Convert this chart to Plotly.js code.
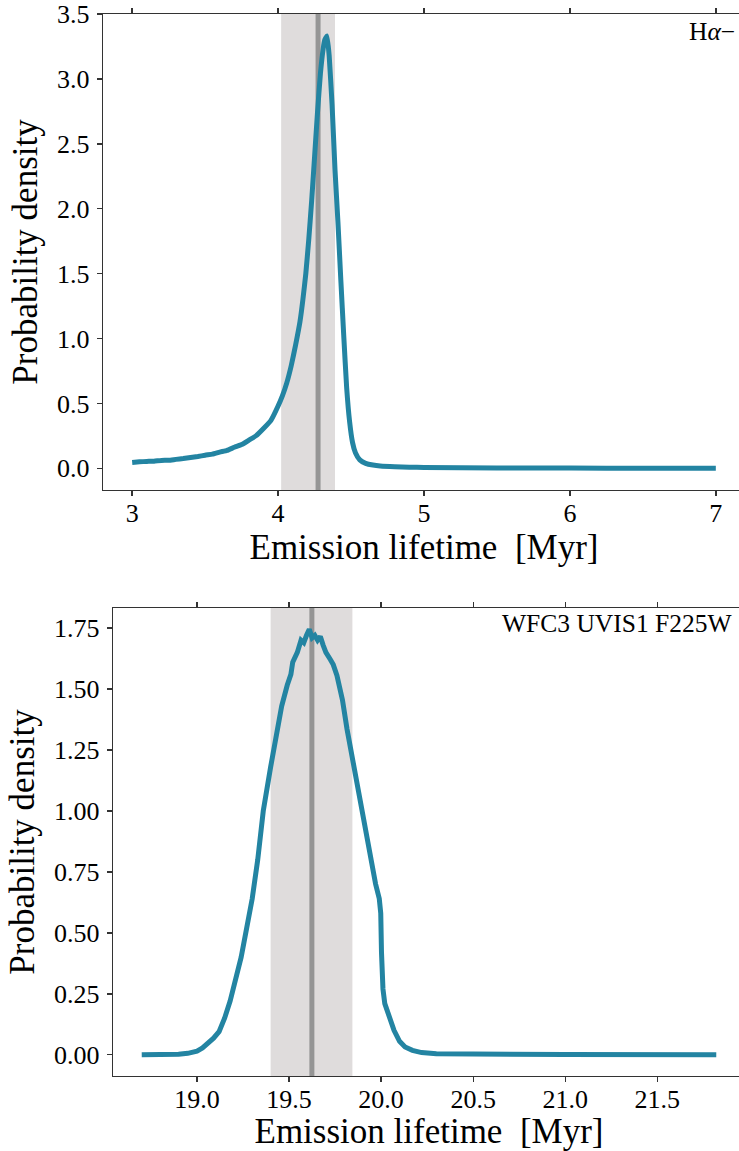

-------------------------

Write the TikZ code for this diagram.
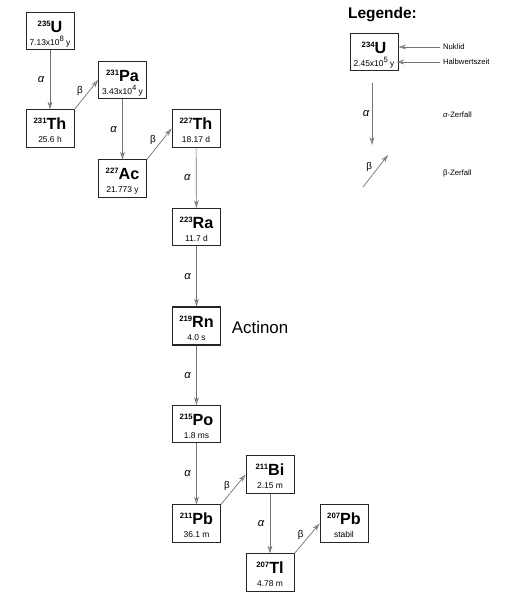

-------------------------

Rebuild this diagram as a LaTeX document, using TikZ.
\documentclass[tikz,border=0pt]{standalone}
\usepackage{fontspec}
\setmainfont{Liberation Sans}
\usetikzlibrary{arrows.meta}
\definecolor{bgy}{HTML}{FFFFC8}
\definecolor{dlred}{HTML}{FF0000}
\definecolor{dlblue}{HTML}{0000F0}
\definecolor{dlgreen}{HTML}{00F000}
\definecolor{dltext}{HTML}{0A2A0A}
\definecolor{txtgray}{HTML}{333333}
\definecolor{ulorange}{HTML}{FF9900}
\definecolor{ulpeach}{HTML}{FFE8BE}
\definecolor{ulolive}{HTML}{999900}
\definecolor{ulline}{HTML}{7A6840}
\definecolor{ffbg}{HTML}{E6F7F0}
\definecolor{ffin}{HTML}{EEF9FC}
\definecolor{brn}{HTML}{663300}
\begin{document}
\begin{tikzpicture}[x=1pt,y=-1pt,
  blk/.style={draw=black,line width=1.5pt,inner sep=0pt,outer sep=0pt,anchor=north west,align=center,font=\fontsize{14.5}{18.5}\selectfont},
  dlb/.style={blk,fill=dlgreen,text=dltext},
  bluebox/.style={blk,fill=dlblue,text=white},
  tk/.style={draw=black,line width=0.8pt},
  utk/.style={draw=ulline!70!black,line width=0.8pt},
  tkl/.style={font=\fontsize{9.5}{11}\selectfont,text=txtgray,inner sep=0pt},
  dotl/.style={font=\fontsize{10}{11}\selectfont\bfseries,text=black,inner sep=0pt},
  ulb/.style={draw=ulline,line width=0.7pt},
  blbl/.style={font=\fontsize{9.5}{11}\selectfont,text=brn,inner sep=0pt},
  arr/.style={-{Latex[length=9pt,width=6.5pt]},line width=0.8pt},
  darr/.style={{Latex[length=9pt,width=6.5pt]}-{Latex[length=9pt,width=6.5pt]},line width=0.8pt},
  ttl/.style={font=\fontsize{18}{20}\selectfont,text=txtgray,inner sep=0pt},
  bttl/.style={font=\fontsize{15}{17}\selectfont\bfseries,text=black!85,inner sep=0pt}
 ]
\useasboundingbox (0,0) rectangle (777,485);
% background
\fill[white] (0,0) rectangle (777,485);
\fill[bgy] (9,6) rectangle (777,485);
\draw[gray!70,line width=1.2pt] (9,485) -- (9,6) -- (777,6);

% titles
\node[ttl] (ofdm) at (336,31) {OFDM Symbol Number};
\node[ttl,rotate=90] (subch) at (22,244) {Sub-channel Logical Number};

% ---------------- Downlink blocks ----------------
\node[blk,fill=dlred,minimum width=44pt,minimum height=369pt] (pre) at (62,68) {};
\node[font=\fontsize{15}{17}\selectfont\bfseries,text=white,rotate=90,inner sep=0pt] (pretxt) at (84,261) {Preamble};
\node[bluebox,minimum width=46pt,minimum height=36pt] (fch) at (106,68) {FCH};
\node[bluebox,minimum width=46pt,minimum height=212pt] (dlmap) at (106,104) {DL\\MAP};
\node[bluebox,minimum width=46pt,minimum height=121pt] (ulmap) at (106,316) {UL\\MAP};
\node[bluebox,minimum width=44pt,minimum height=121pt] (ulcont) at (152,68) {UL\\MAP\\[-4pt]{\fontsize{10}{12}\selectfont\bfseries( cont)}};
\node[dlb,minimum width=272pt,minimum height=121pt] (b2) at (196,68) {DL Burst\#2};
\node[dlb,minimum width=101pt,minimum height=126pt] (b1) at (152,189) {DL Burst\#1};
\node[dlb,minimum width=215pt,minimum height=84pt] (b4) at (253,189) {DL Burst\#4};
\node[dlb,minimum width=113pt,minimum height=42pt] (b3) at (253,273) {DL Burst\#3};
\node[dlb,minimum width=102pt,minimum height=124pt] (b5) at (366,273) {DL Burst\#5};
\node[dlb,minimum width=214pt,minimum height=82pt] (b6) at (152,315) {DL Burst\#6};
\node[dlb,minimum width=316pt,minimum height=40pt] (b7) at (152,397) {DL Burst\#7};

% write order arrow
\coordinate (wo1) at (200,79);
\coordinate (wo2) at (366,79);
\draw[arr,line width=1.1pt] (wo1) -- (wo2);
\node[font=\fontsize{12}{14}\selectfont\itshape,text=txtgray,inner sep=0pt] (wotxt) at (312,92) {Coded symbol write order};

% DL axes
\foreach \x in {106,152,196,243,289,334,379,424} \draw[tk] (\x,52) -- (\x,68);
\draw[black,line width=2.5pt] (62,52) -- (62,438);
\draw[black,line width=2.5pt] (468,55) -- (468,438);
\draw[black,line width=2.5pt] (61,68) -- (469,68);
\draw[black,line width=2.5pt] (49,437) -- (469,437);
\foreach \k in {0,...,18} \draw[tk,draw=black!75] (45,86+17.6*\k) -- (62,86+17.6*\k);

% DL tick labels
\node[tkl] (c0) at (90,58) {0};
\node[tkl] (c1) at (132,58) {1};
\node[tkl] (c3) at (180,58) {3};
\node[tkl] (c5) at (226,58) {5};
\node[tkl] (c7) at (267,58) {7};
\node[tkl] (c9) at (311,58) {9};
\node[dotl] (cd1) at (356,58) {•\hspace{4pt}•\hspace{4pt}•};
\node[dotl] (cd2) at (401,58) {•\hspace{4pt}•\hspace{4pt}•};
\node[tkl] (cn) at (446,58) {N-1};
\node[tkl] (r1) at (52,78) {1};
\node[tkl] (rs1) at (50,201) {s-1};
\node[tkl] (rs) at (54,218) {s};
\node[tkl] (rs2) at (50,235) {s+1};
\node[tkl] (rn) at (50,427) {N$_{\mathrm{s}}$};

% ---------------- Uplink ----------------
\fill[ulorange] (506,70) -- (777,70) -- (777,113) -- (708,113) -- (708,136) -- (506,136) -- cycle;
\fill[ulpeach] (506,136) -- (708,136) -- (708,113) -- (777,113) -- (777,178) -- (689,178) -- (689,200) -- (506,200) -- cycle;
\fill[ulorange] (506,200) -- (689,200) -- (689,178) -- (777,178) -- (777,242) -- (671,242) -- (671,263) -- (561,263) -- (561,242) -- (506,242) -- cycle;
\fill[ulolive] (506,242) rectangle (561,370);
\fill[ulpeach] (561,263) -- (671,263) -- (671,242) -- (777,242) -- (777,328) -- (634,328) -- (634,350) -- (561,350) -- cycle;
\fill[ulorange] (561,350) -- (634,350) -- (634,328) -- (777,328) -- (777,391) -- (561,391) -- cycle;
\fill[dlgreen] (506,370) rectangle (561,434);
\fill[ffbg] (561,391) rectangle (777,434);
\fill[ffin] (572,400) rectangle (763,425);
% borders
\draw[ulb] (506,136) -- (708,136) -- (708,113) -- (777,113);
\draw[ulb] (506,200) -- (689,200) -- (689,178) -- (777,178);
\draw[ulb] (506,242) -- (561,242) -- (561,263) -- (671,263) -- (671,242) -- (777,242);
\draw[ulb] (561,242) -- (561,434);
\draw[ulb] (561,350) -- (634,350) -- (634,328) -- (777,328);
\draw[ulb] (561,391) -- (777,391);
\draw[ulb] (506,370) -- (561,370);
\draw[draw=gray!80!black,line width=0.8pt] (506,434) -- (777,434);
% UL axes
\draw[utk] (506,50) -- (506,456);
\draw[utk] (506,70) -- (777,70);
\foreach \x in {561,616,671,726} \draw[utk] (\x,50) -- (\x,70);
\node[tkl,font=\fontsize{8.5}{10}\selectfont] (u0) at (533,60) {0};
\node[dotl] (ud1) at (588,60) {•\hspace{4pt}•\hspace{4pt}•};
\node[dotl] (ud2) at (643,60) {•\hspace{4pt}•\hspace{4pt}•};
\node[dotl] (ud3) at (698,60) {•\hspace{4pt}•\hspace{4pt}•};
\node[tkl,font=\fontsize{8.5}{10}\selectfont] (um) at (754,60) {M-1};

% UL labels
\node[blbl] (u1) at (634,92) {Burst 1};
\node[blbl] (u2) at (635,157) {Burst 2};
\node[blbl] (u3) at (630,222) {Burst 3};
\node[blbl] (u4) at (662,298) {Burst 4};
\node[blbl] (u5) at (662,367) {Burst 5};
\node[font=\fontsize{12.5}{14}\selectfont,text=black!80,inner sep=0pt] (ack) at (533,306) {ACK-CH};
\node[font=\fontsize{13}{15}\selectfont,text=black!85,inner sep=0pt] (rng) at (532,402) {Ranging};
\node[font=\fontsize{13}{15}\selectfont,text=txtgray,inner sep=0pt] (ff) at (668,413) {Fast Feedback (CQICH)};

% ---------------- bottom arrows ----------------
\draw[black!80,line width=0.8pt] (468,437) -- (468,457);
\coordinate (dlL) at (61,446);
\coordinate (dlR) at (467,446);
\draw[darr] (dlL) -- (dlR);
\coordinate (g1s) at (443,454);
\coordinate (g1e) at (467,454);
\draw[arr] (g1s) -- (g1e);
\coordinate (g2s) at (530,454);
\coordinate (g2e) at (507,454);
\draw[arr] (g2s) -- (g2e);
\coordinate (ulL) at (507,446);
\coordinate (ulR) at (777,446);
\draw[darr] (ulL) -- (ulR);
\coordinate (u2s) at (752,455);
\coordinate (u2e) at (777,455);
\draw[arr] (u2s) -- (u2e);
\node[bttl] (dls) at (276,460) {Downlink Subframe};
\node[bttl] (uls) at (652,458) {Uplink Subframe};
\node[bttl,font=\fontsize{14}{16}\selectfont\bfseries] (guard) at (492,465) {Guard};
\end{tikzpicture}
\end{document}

-------------------------

> [TASK DESCRIPTION]
Provide the number of lines containing the string "diagram", with no other output.

> [OUTPUT]
2